Paper No. 8
Presentation Time: 10:45 AM


ROSKIN, Joel, Dept. of Geography and Environmental Development, Ben-Gurion University of the Negev, P.O.B. 653, Beer-Sheva, 84105, Israel,

Quartz sand dunes cover massive areas defined as arid, making them a potentially important archive of past climates and environments. But, dunes, being highly dynamic and relatively uniform in sedimentological composition, often compromise this potential. Most inland dunes are of the linear type that has a sinuous planar shape. Linear dunes, also associated with active seif dunes, are elongated by oblique cross-(dune) crest deflection of sand grains due to acutely bimodal sand-transporting winds. This prevents formation of long-term and stratigraphically continuous internal dune structure. Therefore, dating of the dune sand by luminescence methods is mainly restricted to the last (re)mobilization phase and cannot track earlier dune growth history.

Vegetated linear dunes (VLDs) are characterized by a straight planar shape and a partial shrub cover, and have been proposed to comprise an independent dune type. The stratigraphic cross-section of the VLD includes a sequence of chronologically discontinuous sand units forming the dune core. The units, often structureless and of similar sedimentological properties can only be discerned by luminescence dating as contacts between units do not necessarily imply chronological boundaries.
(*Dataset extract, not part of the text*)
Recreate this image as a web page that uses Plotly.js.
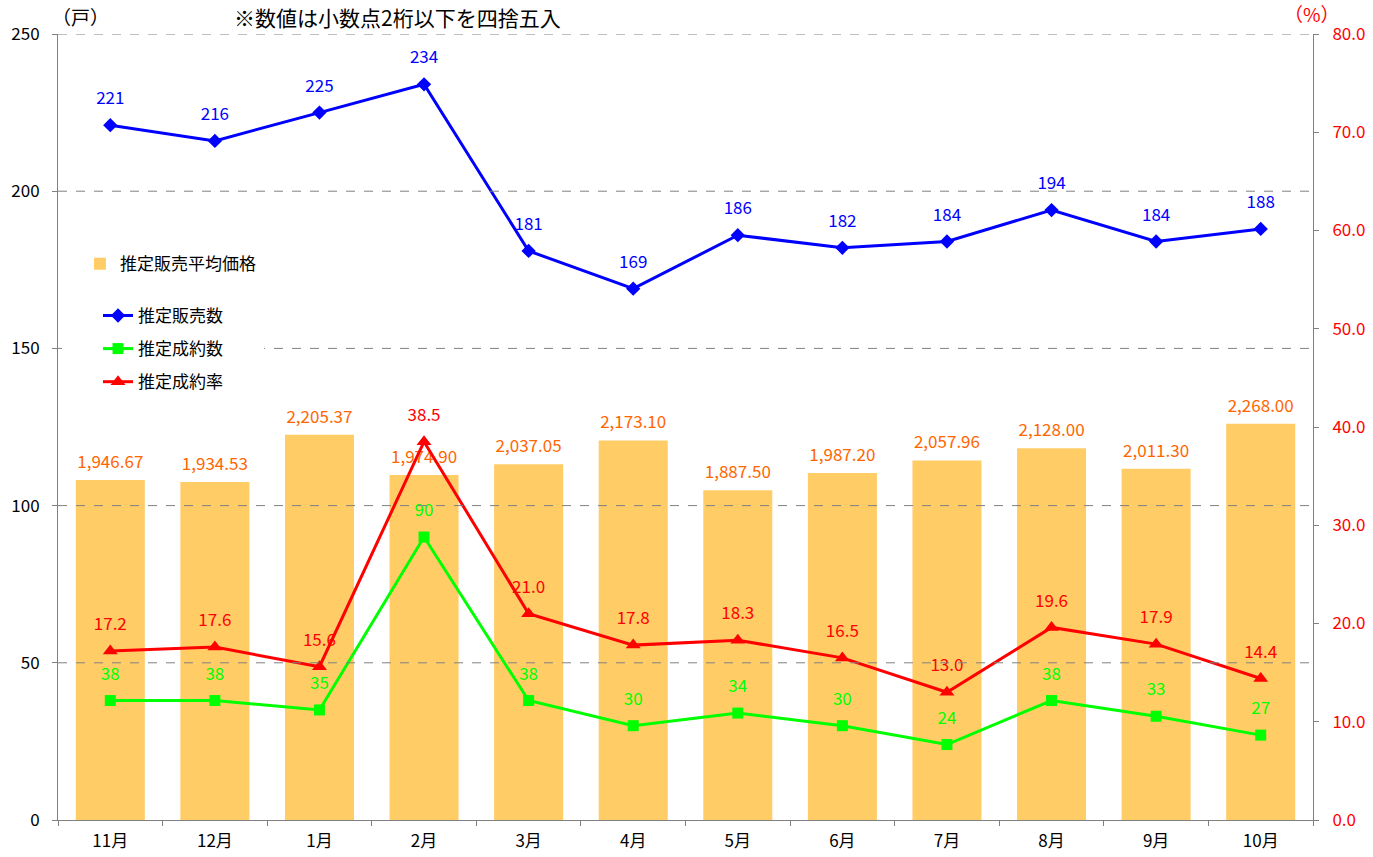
<!DOCTYPE html>
<html>
<head>
<meta charset="utf-8">
<script src="https://cdn.plot.ly/plotly-3.0.1.min.js"></script>
<style>html,body{margin:0;padding:0;background:#fff;}#chart{width:1373px;height:857px;}</style>
</head>
<body>
<div id="chart"></div>
<script>
const months = ['11月','12月','1月','2月','3月','4月','5月','6月','7月','8月','9月','10月'];
const avgPrice = [1946.67,1934.53,2205.37,1974.90,2037.05,2173.10,1887.50,1987.20,2057.96,2128.00,2011.30,2268.00];
const salesCount = [221,216,225,234,181,169,186,182,184,194,184,188];
const contractCount = [38,38,35,90,38,30,34,30,24,38,33,27];
const contractRate = [17.2,17.6,15.6,38.5,21.0,17.8,18.3,16.5,13.0,19.6,17.9,14.4];
const leftTicks = [0,50,100,150,200,250];
const gridVals = [50,100,150,200,250];

const FONT = '"Noto Sans CJK JP", "Noto Sans", sans-serif';
const GRAY = '#808080';
const LBL = 17;

function labelTrace(y, axis, texts, color, offsetSize) {
  return {
    type: 'scatter', mode: 'markers+text', x: months, y: y, yaxis: axis,
    marker: {size: offsetSize, opacity: 0, color: color},
    text: texts, textposition: 'top center',
    textfont: {color: color, size: LBL, family: FONT},
    cliponaxis: false, showlegend: false, hoverinfo: 'skip'
  };
}

const traces = [
  {
    type: 'bar', name: '推定販売平均価格', x: months, y: avgPrice, yaxis: 'y',
    marker: {color: '#FFCC66'}, width: 0.66,
    legend: 'legend2', hoverinfo: 'skip'
  },
  labelTrace(avgPrice, 'y',
    avgPrice.map(v => v.toLocaleString('en-US', {minimumFractionDigits: 2, maximumFractionDigits: 2})),
    '#FF6600', 11),
  {
    type: 'scatter', mode: 'lines+markers', name: '推定販売数', x: months, y: salesCount, yaxis: 'y2',
    line: {color: '#0000FF', width: 3}, marker: {symbol: 'diamond', size: 11, color: '#0000FF'},
    legendgroup: 'a', cliponaxis: false
  },
  labelTrace(salesCount, 'y2', salesCount.map(String), '#0000FF', 25),
  {
    type: 'scatter', mode: 'lines+markers', name: '推定成約数', x: months, y: contractCount, yaxis: 'y2',
    line: {color: '#00FF00', width: 3}, marker: {symbol: 'square', size: 11, color: '#00FF00'},
    legendgroup: 'b', cliponaxis: false
  },
  labelTrace(contractCount, 'y2', contractCount.map(String), '#00FF00', 25),
  {
    type: 'scatter', mode: 'lines+markers', name: '推定成約率', x: months, y: contractRate, yaxis: 'y3',
    line: {color: '#FF0000', width: 3}, marker: {symbol: 'triangle-up', size: 13, color: '#FF0000'},
    legendgroup: 'c', cliponaxis: false
  },
  labelTrace(contractRate, 'y3', contractRate.map(v => v.toFixed(1)), '#FF0000', 25)
];

const layout = {
  width: 1373, height: 857,
  margin: {l: 58, r: 60, t: 34, b: 37},
  paper_bgcolor: '#fff', plot_bgcolor: 'rgba(0,0,0,0)',
  font: {family: FONT, size: 17, color: '#000'},
  showlegend: true,
  xaxis: {
    type: 'category', range: [-0.5, 11.5], showline: true, linecolor: GRAY, linewidth: 1,
    ticks: 'outside', tickson: 'boundaries', ticklen: 5, tickcolor: GRAY,
    tickfont: {size: 17, color: '#000'}, ticklabelstandoff: 6, showgrid: false, fixedrange: true
  },
  yaxis: {range: [0, 4500], visible: false, showgrid: false, fixedrange: true},
  yaxis2: {
    overlaying: 'y', side: 'left', range: [0, 250], tickvals: leftTicks, showline: true,
    linecolor: GRAY, ticks: 'outside', ticklen: 5, tickcolor: GRAY, showgrid: false, zeroline: false,
    tickfont: {size: 17, color: '#000'}, ticklabelstandoff: 9, fixedrange: true
  },
  yaxis3: {
    overlaying: 'y', side: 'right', range: [0, 80], dtick: 10, tick0: 0, tickformat: '.1f',
    showline: true, linecolor: GRAY, ticks: 'outside', ticklen: 5, tickcolor: GRAY,
    showgrid: false, zeroline: false, tickfont: {size: 17, color: '#FF0000'}, ticklabelstandoff: 10,
    fixedrange: true
  },
  legend: {
    x: 0.0032, y: 0.71, xanchor: 'left', yanchor: 'top', bgcolor: '#fff',
    bordercolor: '#fff', borderwidth: 36,
    traceorder: 'grouped', tracegroupgap: 8, font: {size: 17, family: FONT}
  },
  legend2: {
    x: 0.0175, y: 0.73, xanchor: 'left', yanchor: 'top', bgcolor: 'rgba(255,255,255,0)',
    font: {size: 17, family: FONT}, itemwidth: 30
  },
  shapes: gridVals.map(v => ({
    type: 'line', xref: 'paper', x0: 0, x1: 1, yref: 'y2', y0: v, y1: v,
    line: {color: GRAY, width: 1, dash: 'dash'}, layer: 'above'
  })),
  annotations: [
    {xref: 'paper', yref: 'paper', x: -0.006, y: 1.022, text: '（戸）', showarrow: false,
     xanchor: 'left', yanchor: 'middle', font: {size: 19, color: '#000'}},
    {xref: 'paper', yref: 'paper', x: 0.1386, y: 1.022, text: '※数値は小数点2桁以下を四捨五入', showarrow: false,
     xanchor: 'left', yanchor: 'middle', font: {size: 21, color: '#000'}},
    {xref: 'paper', yref: 'paper', x: 1.023, y: 1.026, text: '（%）', showarrow: false,
     xanchor: 'right', yanchor: 'middle', font: {size: 19, color: '#FF0000'}}
  ]
};

Plotly.newPlot('chart', traces, layout, {displayModeBar: false, staticPlot: true});
</script>
</body>
</html>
The accumulation of the units is generally interpreted to pertain to major episodes of strong wind power when sand was available. Possible minor events of sand accumulation are presumed to have been erased by major episodes.

Based upon exposed dune stratigraphy, GPR profiling and morphologic analysis, coupled with spatial dense OSL dated full dune cores, the VLD core structure is found to repeat itself in the NW Negev (Israel) dunefield, for three time orders, each representing different paleo-conditions. Accordingly, a full dune core coring strategy for retrieving luminescence ages is required for adequately dating a vegetated linear dunefield. Exposed sections of VLD cores that reveal the internal dune structure are important for such dating strategies.

The VLD type is a prominent sedimentary body archiving influential short-time and possibly extreme events and is suggested to inherently comprise a distinct archive of unique past conditions, mainly since the last glacial. Further study is required for robust palaeoclimatic interpretation of these archives.